There was show on TV today about how people can manipulate throwing dice with mechanics to beat the house at craps.
Which reminded me of a funny story…
I once rolled the dice so long at a low-price craps table, they not only changed the dice twice on me, they gave them all to me when it was done and took my picture.
It was very late at night and I was curious. Within a half hour, though, there were thousands and thousands and thousands of dollars on the table, and none of it was mine because I was keeping my black jack money, not wasting it on a game of chance, thank you very much.
One pair of dice is lost because I gave it to Big A…the other two pairs though are a funny reminder of just how stupidly clueless I was to roll that long and, maybe, maybe, I won $50 while practically everyone in the entire craps area was winning thousands on my run. I had no technique, had no clue about anything other than not rolling a seven, I killed the house, but it was so obvious I was clueless, even the house thought it was funny. I was not faking the fact I didn’t really understand what to do, and finally the pit boss started telling me what to bet. I am not joking.
When it ended, I had a roll in the top-10 for at least that year, they all said, but I don’t remember. It just went on forever.

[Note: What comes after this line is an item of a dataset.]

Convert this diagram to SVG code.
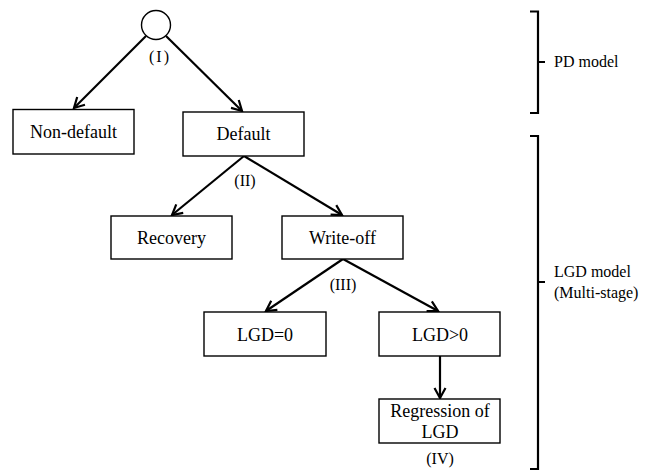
<svg xmlns="http://www.w3.org/2000/svg" width="653" height="474" viewBox="0 0 653 474">
<style>
.box{fill:#fff;stroke:#000;stroke-width:1.4}
text{font-family:"Liberation Serif","Times New Roman",Times,"DejaVu Serif",serif;fill:#000}
.t{font-size:18px;text-anchor:middle}
.lbl{font-size:16px;text-anchor:middle}
.side{font-size:16px}
.arr{stroke:#000;stroke-width:2.2;fill:none;marker-end:url(#ah)}
.br{stroke:#000;stroke-width:2.2;fill:none}
</style>
<defs>
<marker id="ah" markerUnits="userSpaceOnUse" markerWidth="16" markerHeight="16" viewBox="-12 -8 14 16" refX="0" refY="0" orient="auto">
<path d="M-10,-5.5 L0,0 L-10,5.5" fill="none" stroke="#000" stroke-width="2.2"/>
</marker>
</defs>
<g id="connectors">
<line class="arr" x1="146" y1="36" x2="74" y2="108"/>
<line class="arr" x1="166" y1="36" x2="242" y2="111"/>
<line class="arr" x1="244" y1="156" x2="172" y2="215"/>
<line class="arr" x1="244" y1="156" x2="342" y2="215"/>
<line class="arr" x1="343" y1="259" x2="266" y2="311"/>
<line class="arr" x1="343" y1="259" x2="438" y2="311"/>
<line class="arr" x1="440" y1="356" x2="440" y2="398"/>
</g>
<g id="root"><circle cx="156" cy="25" r="14.5" fill="#fff" stroke="#000" stroke-width="1.4"/></g>
<g id="lab1"><text class="lbl" x="160" y="62" letter-spacing="2">(I)</text></g>
<g id="nondefault"><rect class="box" x="13" y="109.5" width="121" height="44.5"/><text class="t" x="73.5" y="138">Non-default</text></g>
<g id="default"><rect class="box" x="183" y="112" width="121" height="44"/><text class="t" x="243.5" y="140">Default</text></g>
<g id="lab2"><text class="lbl" x="245" y="186">(II)</text></g>
<g id="recovery"><rect class="box" x="111" y="216" width="121" height="43"/><text class="t" x="171.5" y="244">Recovery</text></g>
<g id="writeoff"><rect class="box" x="282" y="216" width="121" height="43"/><text class="t" x="342.5" y="244">Write-off</text></g>
<g id="lab3"><text class="lbl" x="343" y="290">(III)</text></g>
<g id="lgd0"><rect class="box" x="204" y="312" width="122" height="44"/><text class="t" x="265" y="341">LGD=0</text></g>
<g id="lgdpos"><rect class="box" x="379" y="312" width="121" height="44"/><text class="t" x="440" y="341">LGD&gt;0</text></g>
<g id="regression"><rect class="box" x="379" y="399" width="121" height="44"/><text class="t" x="440" y="417">Regression of</text><text class="t" x="440" y="438">LGD</text></g>
<g id="lab4"><text class="lbl" x="440" y="464">(IV)</text></g>
<g id="pd-bracket"><path class="br" d="M530,11.5 H538 V113 H530 M538,62 H545"/><text class="side" x="554" y="67">PD model</text></g>
<g id="lgd-bracket"><path class="br" d="M530,136 H538 V469 H530 M538,282 H545"/><text class="side" x="554" y="277">LGD model</text><text class="side" x="554" y="298">(Multi-stage)</text></g>
</svg>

The only thing I did was place the one and the six face up and see if I could get one or the other to flip just right to not be a seven.

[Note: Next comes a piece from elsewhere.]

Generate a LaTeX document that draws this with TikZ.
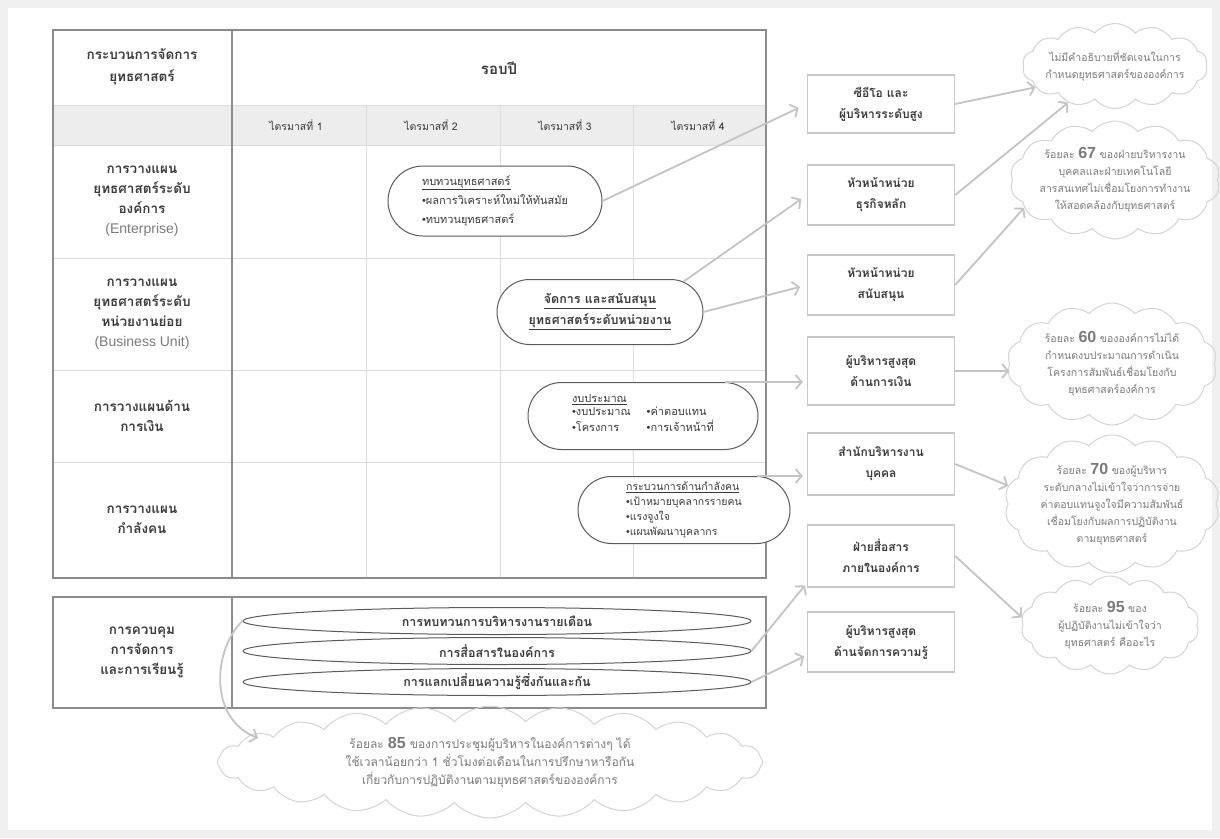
\documentclass[tikz,border=0pt]{standalone}
\usepackage{fontspec}
\setmainfont[Script=Thai]{Loma}
\newfontfamily\latinsans{Liberation Sans}
\usetikzlibrary{shapes.misc,shapes.symbols,shapes.geometric,arrows.meta,calc}
\definecolor{bgc}{HTML}{F0F0F0}
\definecolor{tblc}{HTML}{8C8C8C}
\definecolor{gridc}{HTML}{DCDCDC}
\definecolor{qfill}{HTML}{EDEDED}
\definecolor{txt}{HTML}{3A3A3A}
\definecolor{ovalc}{HTML}{5A5A5A}
\definecolor{boxc}{HTML}{C8C8C8}
\definecolor{arrc}{HTML}{C4C4C4}
\definecolor{cloudc}{HTML}{D4D4D4}
\definecolor{ctxt}{HTML}{7A7A7A}
\newcommand\bul{{\latinsans\textbullet}}
\newcommand\bignum[1]{{\latinsans\bfseries\fontsize{16}{16}\selectfont #1}}
\newcommand\eng[1]{{\latinsans\mdseries\color{ctxt}\fontsize{14}{20}\selectfont #1}}
\begin{document}
\begin{tikzpicture}[x=1pt,y=-1pt,
  tblline/.style={draw=tblc,line width=2.6pt},
  gridline/.style={draw=gridc,line width=0.9pt},
  lbl/.style={align=center,text=txt,font=\bfseries\fontsize{13.5}{20}\selectfont,inner sep=0pt},
  qlbl/.style={text=txt,font=\fontsize{10.5}{12}\selectfont,inner sep=0pt},
  oval/.style={rounded rectangle,draw=ovalc,line width=1pt,fill=white,text=txt,align=left,inner sep=0pt,font=\fontsize{11}{19}\selectfont},
  ell/.style={ellipse,draw=ovalc,line width=1pt,fill=white,text=txt,inner sep=0pt,minimum width=508pt,minimum height=27pt,font=\bfseries\fontsize{12.5}{14}\selectfont},
  boxsty/.style={draw=boxc,line width=1.3pt,fill=white,text=txt,align=center,minimum width=147pt,inner sep=0pt,font=\bfseries\fontsize{12}{21}\selectfont},
  arr/.style={draw=arrc,line width=1.8pt,-{Straight Barb[length=6pt,width=14pt]}},
  cloudsty/.style={cloud,cloud puffs=14,cloud puff arc=100,cloud ignores aspect,draw=cloudc,line width=1pt,inner sep=0pt},
  ctext/.style={align=center,text=ctxt,inner sep=0pt,font=\fontsize{10.5}{17}\selectfont}]
\useasboundingbox (0,0) rectangle (1220,838);
\fill[bgc] (0,0) rectangle (1220,838);
\fill[white] (8,8) rectangle (1212,830);

% ---------- upper table ----------
\fill[qfill] (53,105) rectangle (766,145);
\foreach \yy in {105,145,258,370,462} {\draw[gridline] (53,\yy) -- (766,\yy);}
\foreach \xx in {366,500,633} {\draw[gridline] (\xx,105) -- (\xx,578);}
\draw[tblline] (53,30) rectangle (766,578);
\draw[tblline] (232,30) -- (232,578);

\node[lbl,font=\bfseries\fontsize{13.5}{22}\selectfont] (hdr) at (142,67) {กระบวนการจัดการ\\ยุทธศาสตร์};
\node[lbl,font=\bfseries\fontsize{15}{19}\selectfont] (cycle) at (499,68) {รอบปี};
\node[qlbl] (q1) at (296,125) {ไตรมาสที่ 1};
\node[qlbl] (q2) at (431,125) {ไตรมาสที่ 2};
\node[qlbl] (q3) at (565,125) {ไตรมาสที่ 3};
\node[qlbl] (q4) at (698,125) {ไตรมาสที่ 4};

\node[lbl] (r1) at (142,201) {การวางแผน\\ยุทธศาสตร์ระดับ\\องค์การ\\\eng{(Enterprise)}};
\node[lbl] (r2) at (142,314) {การวางแผน\\ยุทธศาสตร์ระดับ\\หน่วยงานย่อย\\\eng{(Business Unit)}};
\node[lbl] (r3) at (142,416) {การวางแผนด้าน\\การเงิน};
\node[lbl] (r4) at (142,520) {การวางแผน\\กำลังคน};

% ---------- lower table ----------
\draw[tblline] (53,597) rectangle (766,708);
\draw[tblline] (232,597) -- (232,708);
\node[lbl] (r5) at (142,652) {การควบคุม\\การจัดการ\\และการเรียนรู้};
\node[ell] (e1) at (497,621) {การทบทวนการบริหารงานรายเดือน};
\node[ell] (e2) at (497,651) {การสื่อสารในองค์การ};
\node[ell] (e3) at (497,682) {การแลกเปลี่ยนความรู้ซึ่งกันและกัน};

% ---------- ovals ----------
\node[oval,minimum width=214pt,minimum height=70pt] (o1) at (495,201)
  {\underline{ทบทวนยุทธศาสตร์}\\\bul ผลการวิเคราะห์ใหม่ให้ทันสมัย\\\bul ทบทวนยุทธศาสตร์};
\node[oval,align=center,font=\bfseries\fontsize{12.5}{21}\selectfont,minimum width=206pt,minimum height=65pt] (o2) at (600,312)
  {\underline{จัดการ และสนับสนุน}\\\underline{ยุทธศาสตร์ระดับหน่วยงาน}};
\node[oval,font=\fontsize{11}{18}\selectfont,minimum width=230pt,minimum height=67pt] (o3) at (643,416)
  {\underline{งบประมาณ}\\[-3pt]\begin{tabular}{@{}l@{\hspace{16pt}}l@{}}\bul งบประมาณ & \bul ค่าตอบแทน\\[-2pt]\bul โครงการ & \bul การเจ้าหน้าที่\end{tabular}};
\node[oval,font=\fontsize{10.5}{15}\selectfont,minimum width=212pt,minimum height=67pt] (o4) at (684,510)
  {\underline{กระบวนการด้านกำลังคน}\\\bul เป้าหมายบุคลากรรายคน\\\bul แรงจูงใจ\\\bul แผนพัฒนาบุคลากร};

% ---------- right boxes ----------
\node[boxsty,minimum height=58pt] (b1) at (881,104) {ซีอีโอ และ\\ผู้บริหารระดับสูง};
\node[boxsty,minimum height=60pt] (b2) at (881,195) {หัวหน้าหน่วย\\ธุรกิจหลัก};
\node[boxsty,minimum height=60pt] (b3) at (881,285) {หัวหน้าหน่วย\\สนับสนุน};
\node[boxsty,minimum height=68pt] (b4) at (881,371) {ผู้บริหารสูงสุด\\ด้านการเงิน};
\node[boxsty,minimum height=62pt] (b5) at (881,464) {สำนักบริหารงาน\\บุคคล};
\node[boxsty,minimum height=62pt] (b6) at (881,556) {ฝ่ายสื่อสาร\\ภายในองค์การ};
\node[boxsty,minimum height=60pt] (b7) at (881,642) {ผู้บริหารสูงสุด\\ด้านจัดการความรู้};

% ---------- clouds ----------
\node[cloudsty,minimum width=185pt,minimum height=85pt] (c1) at (1115,66) {};
\node[ctext] (c1t) at (c1) {ไม่มีคำอธิบายที่ชัดเจนในการ\\กำหนดยุทธศาสตร์ขององค์การ};
\node[cloudsty,minimum width=210pt,minimum height=118pt] (c2) at (1115,180) {};
\node[ctext] (c2t) at (c2) {ร้อยละ \bignum{67} ของฝ่ายบริหารงาน\\บุคคลและฝ่ายเทคโนโลยี\\สารสนเทศไม่เชื่อมโยงการทำงาน\\ให้สอดคล้องกับยุทธศาสตร์};
\node[cloudsty,minimum width=210pt,minimum height=122pt] (c3) at (1112,364) {};
\node[ctext] (c3t) at (c3) {ร้อยละ \bignum{60} ขององค์การไม่ได้\\กำหนดงบประมาณการดำเนิน\\โครงการสัมพันธ์เชื่อมโยงกับ\\ยุทธศาสตร์องค์การ};
\node[cloudsty,minimum width=215pt,minimum height=138pt] (c4) at (1112,504) {};
\node[ctext] (c4t) at (c4) {ร้อยละ \bignum{70} ของผู้บริหาร\\ระดับกลางไม่เข้าใจว่าการจ่าย\\ค่าตอบแทนจูงใจมีความสัมพันธ์\\เชื่อมโยงกับผลการปฏิบัติงาน\\ตามยุทธศาสตร์};
\node[cloudsty,minimum width=178pt,minimum height=98pt] (c5) at (1110,625) {};
\node[ctext] (c5t) at (c5) {ร้อยละ \bignum{95} ของ\\ผู้ปฏิบัติงานไม่เข้าใจว่า\\ยุทธศาสตร์ คืออะไร};
\node[cloudsty,cloud puffs=24,cloud puff arc=95,minimum width=545pt,minimum height=112pt] (c6) at (490,762) {};
\node[ctext,font=\fontsize{12}{18}\selectfont] (c6t) at (c6) {ร้อยละ \bignum{85} ของการประชุมผู้บริหารในองค์การต่างๆ ได้\\ใช้เวลาน้อยกว่า 1 ชั่วโมงต่อเดือนในการปรึกษาหารือกัน\\เกี่ยวกับการปฏิบัติงานตามยุทธศาสตร์ขององค์การ};
\coordinate (c6in) at (258,738);

% ---------- connectors: table -> boxes ----------
\draw[arr,shorten >=9pt] (o1.east) -- (b1.west);
\draw[arr,shorten >=7pt] (o2.20) -- (b2.west);
\draw[arr,shorten >=7pt] (o2.east) -- (b3.west);
\draw[arr,shorten >=4pt] (o3.north east) -- (o3.north east -| b4.west);
\draw[arr,shorten >=4pt] (o4.north east) -- (o4.north east -| b5.west);
\draw[arr,shorten >=3pt] (e2.east) -- (b6.200);
\draw[arr,shorten >=3pt] (e3.east) -- (b7.190);
\draw[arr] (e1.west) .. controls (214,648) and (207,718) .. (c6in);

% ---------- connectors: boxes -> clouds ----------
\draw[arr] (b1.east) -- (c1.195);
\draw[arr] (b2.east) -- (c1.218);
\draw[arr] (b3.east) -- (c2.197);
\draw[arr] (b4.east) -- (b4.east -| c3.west);
\draw[arr] (b5.east) -- (c4.170);
\draw[arr] (b6.east) -- (c5.175);
\end{tikzpicture}
\end{document}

It’s the only time before or since that I have ever played craps. I rolled huge with the two pictured here, or so everyone was trying to explain to me, numbers 607 (on the right) and 373 (on the left). I wasn’t even drunk, and it’s all still a blur about how many people seemed to appear out of no place.

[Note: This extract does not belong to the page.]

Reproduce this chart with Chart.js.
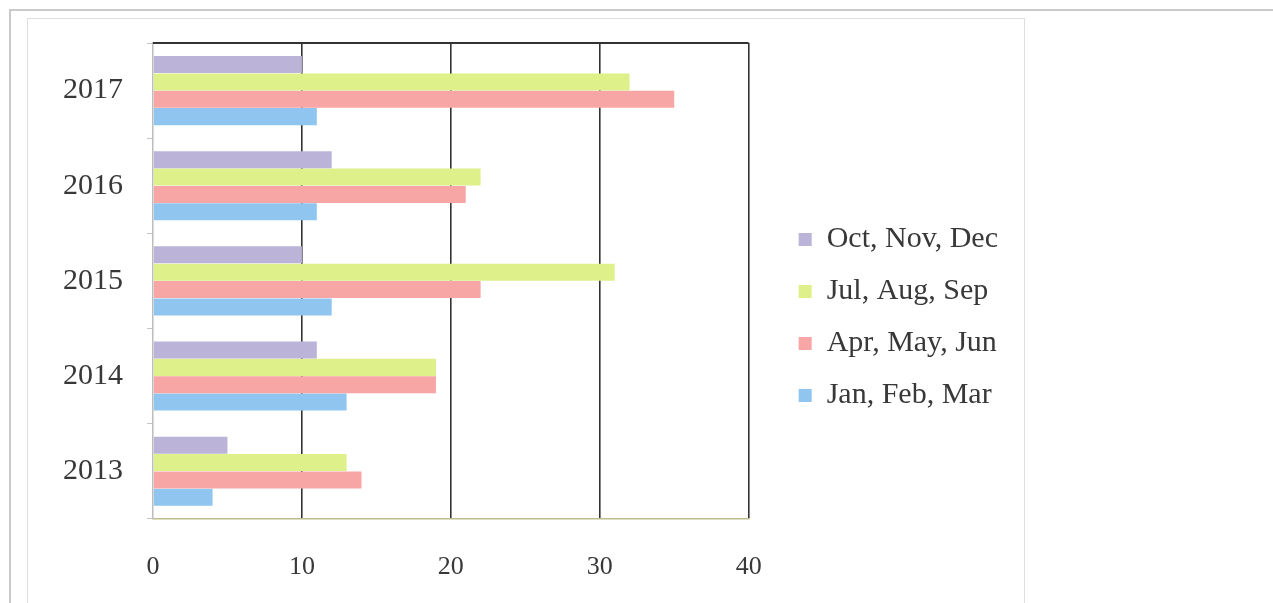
<!DOCTYPE html>
<html>
<head>
<meta charset="utf-8">
<script src="https://cdn.jsdelivr.net/npm/chart.js@4.4.1/dist/chart.umd.min.js"></script>
<style>
body { margin: 0; background: #fff; }
#wrap { position: relative; width: 1273px; height: 603px; overflow: hidden; }
#outer { position: absolute; left: 9px; top: 9px; right: -4px; bottom: -4px; border-left: 2px solid #cacaca; border-top: 2px solid #cacaca; }
#inner { position: absolute; left: 27px; top: 18px; width: 996px; height: 600px; border: 1px solid #dedede; }
canvas { position: absolute; left: 0; top: 0; }
</style>
</head>
<body>
<div id="wrap">
  <div id="outer"></div>
  <div id="inner"></div>
  <canvas id="chart" width="1273" height="603"></canvas>
</div>
<script>
// years listed top to bottom, as in the picture
const years = ['2017', '2016', '2015', '2014', '2013']
const octNovDec = [10, 12, 10, 11, 5]
const julAugSep = [32, 22, 31, 19, 13]
const aprMayJun = [35, 21, 22, 19, 14]
const janFebMar = [11, 11, 12, 13, 4]

const xMin = 0
const xMax = 40
const xStep = 10

const serif = '"Liberation Serif", "DejaVu Serif", serif'
const textColor = '#383838'

// dark line along the top of the plot area
const topBorder = {
    id: 'topBorder',
    beforeDatasetsDraw(chart) {
        const {ctx, chartArea} = chart
        ctx.save()
        ctx.strokeStyle = '#333'
        ctx.lineWidth = 2
        ctx.beginPath()
        ctx.moveTo(chartArea.left, chartArea.top)
        ctx.lineTo(chartArea.right, chartArea.top)
        ctx.stroke()
        ctx.restore()
    }
}

// push the legend a bit away from the plot, like the original
const legendPlace = {
    id: 'legendPlace',
    afterLayout(chart) {
        const lg = chart.legend
        const w = lg.right - lg.left
        lg.left = chart.chartArea.right + 28
        lg.right = lg.left + w
        lg.top -= 12
        lg.bottom -= 12
    }
}

const data = {
    labels: years,
    datasets: [
        { label: 'Oct, Nov, Dec', data: octNovDec, backgroundColor: '#bbb3d8' },
        { label: 'Jul, Aug, Sep', data: julAugSep, backgroundColor: '#def08a' },
        { label: 'Apr, May, Jun', data: aprMayJun, backgroundColor: '#f8a5a5' },
        { label: 'Jan, Feb, Mar', data: janFebMar, backgroundColor: '#8fc5ee' }
    ]
}

const options = {
    indexAxis: 'y',
    responsive: false,
    animation: false,
    categoryPercentage: 0.73,
    barPercentage: 0.98,
    layout: {
        padding: { left: 0, top: 43, right: 293, bottom: -13 }
    },
    plugins: {
        legend: {
            position: 'right',
            labels: {
                font: { family: serif, size: 30 },
                color: textColor,
                boxWidth: 13,
                boxHeight: 13,
                padding: 22
            }
        },
        tooltip: { enabled: false }
    },
    scales: {
        x: {
            min: xMin,
            max: xMax,
            ticks: {
                stepSize: xStep,
                font: { family: serif, size: 26 },
                color: textColor,
                padding: 33
            },
            grid: {
                color: (c) => c.tick && c.tick.value === xMin ? 'rgba(0,0,0,0)' : '#333',
                lineWidth: 1.6,
                drawTicks: false
            },
            border: { color: '#bdbd8c', width: 1.5 }
        },
        y: {
            afterFit(scale) {
                scale.width = 153
            },
            ticks: {
                font: { family: serif, size: 30 },
                color: textColor,
                padding: 24
            },
            grid: {
                drawOnChartArea: false,
                drawTicks: true,
                tickLength: 6,
                color: '#c4c4c4',
                offset: true
            },
            border: { color: '#bdbdbd', width: 1.5 }
        }
    }
}

new Chart(document.getElementById('chart'), {
    type: 'bar',
    data: data,
    options: options,
    plugins: [topBorder, legendPlace]
})
</script>
</body>
</html>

I decided it was funny, but I’d stick to blackjack.
Then this show was on about the fact people actually can learn how to throw dice well enough to have an edge over the house. I’ll be damned. But it kind of caught my attention that I did do something very cool holding the dice for more time than even these “professionals” think they can hold them in their fantasies. You should roll a seven about every six and a half rolls — pure math. I went, and forgive me because I can’t remember the exact number, someplace in the hundreds. These guys were bragging about 40 rolls.
It’s still one of the stupidest (in the ironic sense) things I have ever experienced in my life.
Mostly what I got out of it was free beer, a lobster dinner, and a pretty good breakfast buffet…all on the house. It was probably about the most fun I’ve ever had at a Las Vegas casino and why it’s nice to, well, never played again at dice. For the decade since I have gone back to my boring blackjack.